Although a completely natural occurrence, this can negatively affect motivation.

Instead of throwing your toys out of the pram and quitting the gym, put a proper plan in order. Your results from following a periodised training programme will surprise you no end.

What is periodised training?

Put simply, this is when training is split up into specific periods, each dedicated to a different style of weightlifting:

  • Strength training
  • Power training
  • Hypertrophy training, where the focus is on muscle gain rather than a sheer strength surge.

It also shows up the difference between exercise and training.

Exercising gets the best out of one particular workout. Periodised training also gets the best out of each session, but ensures that each workout fits into a wider, overall strategy.

Exercise is great, but training is better.

What are the different ways of structuring a weights routine?

There are two options when it comes to periodising your programme.

You can do it in a linear fashion, where you spend a month (or longer) on strength training, then the same period on power training and finally a similar length of time on high-rep, bodybuilding-style training.

You could also periodise weightlifting in a non-linear way.

Instead of focussing on monthly cycles, you may only wish to spend a week or two on strength training before moving on to power training and then higher-rep lifting.
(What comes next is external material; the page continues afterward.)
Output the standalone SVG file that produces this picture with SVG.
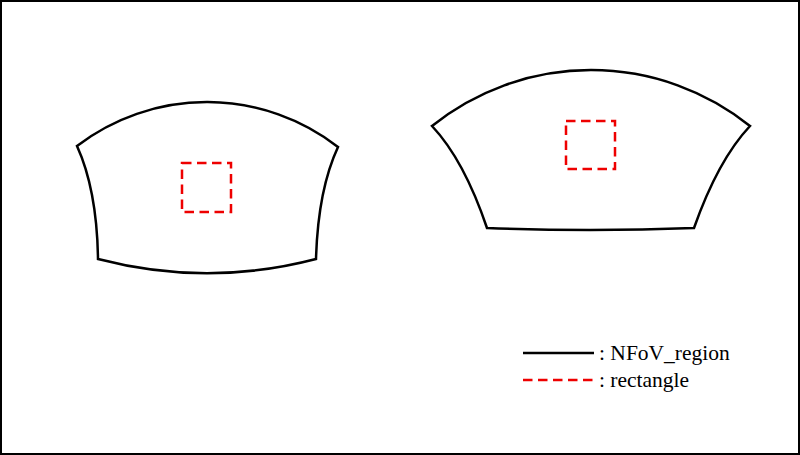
<svg xmlns="http://www.w3.org/2000/svg" width="800" height="455" viewBox="0 0 800 455">
<style>
.region{fill:none;stroke:#000;stroke-width:2.5;stroke-linejoin:miter}
.rect{fill:none;stroke:#e00;stroke-width:2.5;stroke-dasharray:9.5 5.5}
.lbl{font-family:"Liberation Serif",serif;font-size:21.5px;fill:#000}
</style>
<rect x="1" y="1" width="798" height="453" fill="#fff" stroke="#000" stroke-width="2"/>
<g id="region1">
<path class="region" d="M77,146 A214,214 0 0 1 338,147 Q318,190 316,259 A431,431 0 0 1 98,259 Q97,190 77,146 Z"/>
<rect class="rect" x="182" y="163" width="49" height="49"/>
</g>
<g id="region2">
<path class="region" d="M432,126 A254,254 0 0 1 750,126 Q718,160 694,228 Q590,232 487,228 Q464,160 432,126 Z"/>
<rect class="rect" x="566" y="121" width="49" height="48"/>
</g>
<g id="legend">
<line x1="523" y1="353" x2="594" y2="353" stroke="#000" stroke-width="2.5"/>
<text class="lbl" x="599" y="360">: NFoV_region</text>
<line x1="523" y1="380" x2="594" y2="380" class="rect"/>
<text class="lbl" x="599" y="387">: rectangle</text>
</g>
</svg>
After six weeks, many non-linear routines even take each week as a mini-cycle, with separate days for strength, power and bodybuilding-style training spread out over seven days.

Which is better?

Both can work well, but the latter may produce even better results.

A team of researchers compared these two styles of training.

Both methods increased one rep max on the lat pulldown, tricep extension and bicep curl.

However, the non-linear method produced a much higher one rep max on the bicep curl and bench press. This training style also led to slightly greater muscle growth over a 12-week period.

If you’re looking to gain similar results, split your routine up like this:

Phase 1

Weeks one + two: 12-15 reps per set

Weeks three + four: 8-10 reps per set

Weeks five + six: 3-5 reps per set

Phase 2

Over the remaining six weeks, you’ll only need to train for three days out of seven.

Day one is your high-rep workout, day two reps 8-10, and day three is all about strength with 3-5 reps.